現代建築の主要テーマは建物の省エネ性能で、その主役として「断熱」が祭り上げられている。窓は、建物の中で温まった空気をできるだけ外に出さないという断熱の観点では、以前、大きなウイークポイントだった。今回は、その歴史的な経緯も振り返りながら、窓が与えるエネルギー性能や健康への影響について解説する。
1970年代まで一般的であった箱型二重窓や、ダブルフレーム二重窓のU値は2.5W/m2K程度、シングル窓だと5W/m2K前後であった。

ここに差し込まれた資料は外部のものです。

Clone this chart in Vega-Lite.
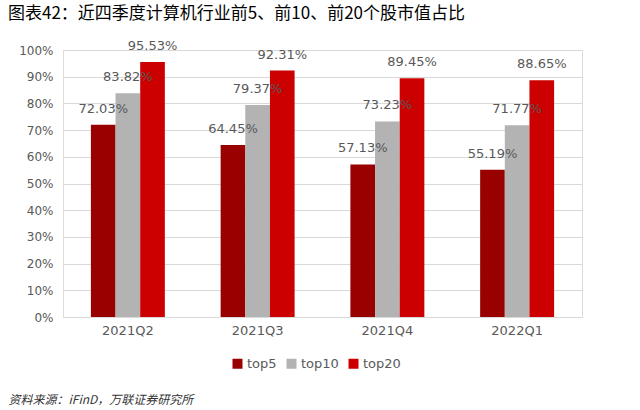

しかし躯体の省エネ性能の義務規制が1982年から始まると、絶縁式のダブルガラスを使用した、いわゆる「断熱窓」が主流になってくる。この断熱窓はその後、ガラスの遮熱性能を高める金属膜による特殊なガラスコーティングや、ガラスとガラスの間の中間層への希ガス(アルゴンなど)の注入などで、高断熱化した。現在のダブルガラス断熱窓のU値は1〜1.2W/m2K、トリプルガラス断熱窓では0.5〜0.8W/m2Kと、壁のU値との格差はほとんどないレベルになっている。
ただし窓の第一の機能は、今も昔も、室内に光(太陽光)を取り入れることだ。太陽光は、人間の体内でのセロトニン(幸せホルモン)とメラトニン(睡眠ホルモン)の生成、分泌、調節を促し、脳と体の覚醒、精神の安定に寄与する。